Manuel Tirado
La rebelión de las masas (auto)etiquetada como 15-M comenzó a tomar forma cuando los avaros apóstoles del capitalismo arrancaron a predicar la desaparición del estado del bienestar
y los inquisidores civiles hicieron suyo el retrógrado evangelio
austericida, aunando esfuerzos para aniquilar los derechos adquiridos
por la ciudadanía durante décadas, o sea, cuando la indignación posmoderna
resucitó el frustrado lamento de nuestro particular príncipe
destronado, Segismundo: "Pues aunque el dar la acción es / más noble y
más singular, / es mayor bajeza el dar / para quitarlo después". La
insaciable voracidad de los (putos) amos del cotarro arrebató al pueblo
lo que era suyo y, con ese incorregible gesto, despertó al "compuesto de
hombre y fiera" que, desde que Calderón alumbrara La vida es sueño, sabemos que somos. El maltrecho gentío tomó entonces las calles —que eran lo único que le iba quedando— y, entre hiperbólicas descalificaciones ("Hatajo de mastuerzos" llamó Fernando Savater a los indignados correligionarios de su hijo Amador) y ditirambos a tutiplén, consiguió asentar los cimientos de un renovado sistema cuyo andamiaje aún está por definir dos años más tarde. Como advirtió Baudrillard,
ya no hay ideologías, sino solo simulacros, y consecuentemente los
sondeos retratan un país que no deja lugar a la duda: más de la mitad
del electorado se resiste a seguir bailando el agua a los partidos tradicionales y, menos aún, a sus pervertidos cabecillas.
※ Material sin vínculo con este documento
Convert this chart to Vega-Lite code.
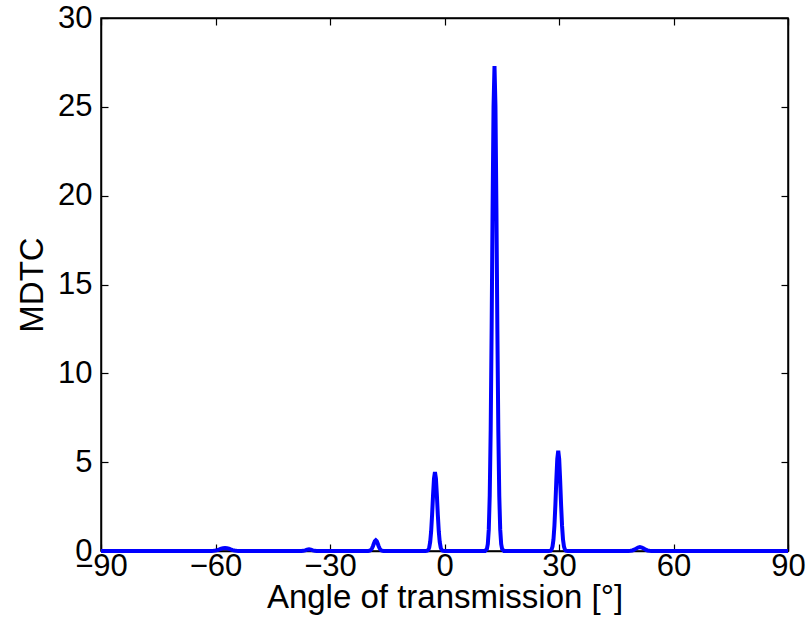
{
  "$schema": "https://vega.github.io/schema/vega-lite/v6.json",
  "width": 687,
  "height": 533,
  "autosize": "none",
  "padding": {"left": 101, "top": 18, "right": 23, "bottom": 83},
  "background": "white",
  "config": {
    "font": "Liberation Sans",
    "view": {"stroke": "black", "strokeWidth": 1.5},
    "axis": {
      "domainColor": "black",
      "domainWidth": 1.5,
      "tickColor": "black",
      "tickWidth": 1.2,
      "tickSize": -7,
      "grid": false,
      "labelFlush": false,
      "labelOverlap": false,
      "labelColor": "black",
      "labelFontSize": 31,
      "labelFont": "Liberation Sans",
      "titleColor": "black",
      "titleFontSize": 33,
      "titleFont": "Liberation Sans",
      "titleFontWeight": "normal"
    }
  },
  "data": {
    "values": [
      {"angle": -90, "mdtc": 0},
      {"angle": -62, "mdtc": 0},
      {"angle": -61.5, "mdtc": 0.0015},
      {"angle": -61, "mdtc": 0.005},
      {"angle": -60.5, "mdtc": 0.012},
      {"angle": -60, "mdtc": 0.027},
      {"angle": -59.5, "mdtc": 0.052},
      {"angle": -59, "mdtc": 0.087},
      {"angle": -58.5, "mdtc": 0.126},
      {"angle": -58, "mdtc": 0.158},
      {"angle": -57.5, "mdtc": 0.17},
      {"angle": -57, "mdtc": 0.158},
      {"angle": -56.5, "mdtc": 0.126},
      {"angle": -56, "mdtc": 0.087},
      {"angle": -55.5, "mdtc": 0.052},
      {"angle": -55, "mdtc": 0.027},
      {"angle": -54.5, "mdtc": 0.012},
      {"angle": -54, "mdtc": 0.005},
      {"angle": -53.5, "mdtc": 0.0015},
      {"angle": -53, "mdtc": 0},
      {"angle": -38, "mdtc": 0},
      {"angle": -37.5, "mdtc": 0.0017},
      {"angle": -37, "mdtc": 0.01},
      {"angle": -36.5, "mdtc": 0.036},
      {"angle": -36, "mdtc": 0.078},
      {"angle": -35.5, "mdtc": 0.1},
      {"angle": -35, "mdtc": 0.078},
      {"angle": -34.5, "mdtc": 0.036},
      {"angle": -34, "mdtc": 0.01},
      {"angle": -33.5, "mdtc": 0.0017},
      {"angle": -33, "mdtc": 0},
      {"angle": -20.5, "mdtc": 0},
      {"angle": -20, "mdtc": 0.002},
      {"angle": -19.75, "mdtc": 0.009},
      {"angle": -19.5, "mdtc": 0.026},
      {"angle": -19.25, "mdtc": 0.07},
      {"angle": -19, "mdtc": 0.15},
      {"angle": -18.75, "mdtc": 0.27},
      {"angle": -18.5, "mdtc": 0.42},
      {"angle": -18.25, "mdtc": 0.55},
      {"angle": -18, "mdtc": 0.6},
      {"angle": -17.75, "mdtc": 0.55},
      {"angle": -17.5, "mdtc": 0.42},
      {"angle": -17.25, "mdtc": 0.27},
      {"angle": -17, "mdtc": 0.15},
      {"angle": -16.75, "mdtc": 0.07},
      {"angle": -16.5, "mdtc": 0.026},
      {"angle": -16.25, "mdtc": 0.009},
      {"angle": -16, "mdtc": 0.002},
      {"angle": -15.5, "mdtc": 0},
      {"angle": -5, "mdtc": 0},
      {"angle": -4.5, "mdtc": 0.017},
      {"angle": -4.25, "mdtc": 0.063},
      {"angle": -4, "mdtc": 0.2},
      {"angle": -3.75, "mdtc": 0.51},
      {"angle": -3.5, "mdtc": 1.11},
      {"angle": -3.25, "mdtc": 2.04},
      {"angle": -3, "mdtc": 3.15},
      {"angle": -2.75, "mdtc": 4.08},
      {"angle": -2.5, "mdtc": 4.45},
      {"angle": -2.25, "mdtc": 4.08},
      {"angle": -2, "mdtc": 3.15},
      {"angle": -1.75, "mdtc": 2.04},
      {"angle": -1.5, "mdtc": 1.11},
      {"angle": -1.25, "mdtc": 0.51},
      {"angle": -1, "mdtc": 0.2},
      {"angle": -0.75, "mdtc": 0.063},
      {"angle": -0.5, "mdtc": 0.017},
      {"angle": 0, "mdtc": 0},
      {"angle": 10.6, "mdtc": 0},
      {"angle": 11.1, "mdtc": 0.11},
      {"angle": 11.35, "mdtc": 0.39},
      {"angle": 11.6, "mdtc": 1.2},
      {"angle": 11.85, "mdtc": 3.11},
      {"angle": 12.1, "mdtc": 6.8},
      {"angle": 12.35, "mdtc": 12.5},
      {"angle": 12.6, "mdtc": 19.3},
      {"angle": 12.85, "mdtc": 25.03},
      {"angle": 13.1, "mdtc": 27.3},
      {"angle": 13.35, "mdtc": 25.03},
      {"angle": 13.6, "mdtc": 19.3},
      {"angle": 13.85, "mdtc": 12.5},
      {"angle": 14.1, "mdtc": 6.8},
      {"angle": 14.35, "mdtc": 3.11},
      {"angle": 14.6, "mdtc": 1.2},
      {"angle": 14.85, "mdtc": 0.39},
      {"angle": 15.1, "mdtc": 0.11},
      {"angle": 15.6, "mdtc": 0},
      {"angle": 27.3, "mdtc": 0},
      {"angle": 27.8, "mdtc": 0.022},
      {"angle": 28.05, "mdtc": 0.08},
      {"angle": 28.3, "mdtc": 0.25},
      {"angle": 28.55, "mdtc": 0.64},
      {"angle": 28.8, "mdtc": 1.41},
      {"angle": 29.05, "mdtc": 2.59},
      {"angle": 29.3, "mdtc": 3.99},
      {"angle": 29.55, "mdtc": 5.18},
      {"angle": 29.8, "mdtc": 5.65},
      {"angle": 30.05, "mdtc": 5.18},
      {"angle": 30.3, "mdtc": 3.99},
      {"angle": 30.55, "mdtc": 2.59},
      {"angle": 30.8, "mdtc": 1.41},
      {"angle": 31.05, "mdtc": 0.64},
      {"angle": 31.3, "mdtc": 0.25},
      {"angle": 31.55, "mdtc": 0.08},
      {"angle": 31.8, "mdtc": 0.022},
      {"angle": 32.3, "mdtc": 0},
      {"angle": 47.7, "mdtc": 0},
      {"angle": 48.2, "mdtc": 0.0024},
      {"angle": 48.7, "mdtc": 0.0097},
      {"angle": 49.2, "mdtc": 0.03},
      {"angle": 49.7, "mdtc": 0.072},
      {"angle": 50.2, "mdtc": 0.134},
      {"angle": 50.7, "mdtc": 0.194},
      {"angle": 51.2, "mdtc": 0.22},
      {"angle": 51.7, "mdtc": 0.194},
      {"angle": 52.2, "mdtc": 0.134},
      {"angle": 52.7, "mdtc": 0.072},
      {"angle": 53.2, "mdtc": 0.03},
      {"angle": 53.7, "mdtc": 0.0097},
      {"angle": 54.2, "mdtc": 0.0024},
      {"angle": 54.7, "mdtc": 0},
      {"angle": 90, "mdtc": 0}
    ]
  },
  "layer": [
    {
      "mark": {"type": "line", "opacity": 0},
      "encoding": {
        "x": {"field": "angle", "type": "quantitative", "scale": {"domain": [-90, 90], "nice": false, "zero": false},
              "axis": {"orient": "top", "values": [-90, -60, -30, 0, 30, 60, 90], "labels": false, "title": null}},
        "y": {"field": "mdtc", "type": "quantitative", "scale": {"domain": [0, 30], "nice": false},
              "axis": {"orient": "right", "values": [0, 5, 10, 15, 20, 25, 30], "labels": false, "title": null}}
      }
    },
    {
      "mark": {"type": "line", "color": "#0000ff", "strokeWidth": 4, "clip": false},
      "encoding": {
        "x": {"field": "angle", "type": "quantitative", "scale": {"domain": [-90, 90], "nice": false, "zero": false},
              "axis": {"orient": "bottom", "values": [-90, -60, -30, 0, 30, 60, 90], "title": "Angle of transmission [°]", "labelPadding": 7, "titlePadding": 0}},
        "y": {"field": "mdtc", "type": "quantitative", "scale": {"domain": [0, 30], "nice": false},
              "axis": {"orient": "left", "values": [0, 5, 10, 15, 20, 25, 30], "title": "MDTC", "labelPadding": 16, "titlePadding": 8}}
      }
    }
  ],
  "resolve": {"axis": {"x": "independent", "y": "independent"}}
}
Existe una evidente resistencia a lo que Juan Gelman ha definido como "acostumbramiento" y ya va siendo hora de transformar ese cabreo ciudadano "en todas direcciones" (por decirlo en términos lucasianos), compuesto de angustia, asco y desengaño, en algo sólido que meternos para el cuerpo. Porque sabemos por William Blake que debemos crear un sistema o ser esclavos del de otro hombre; y no veo yo demasiada vocación esclava a mi alrededor.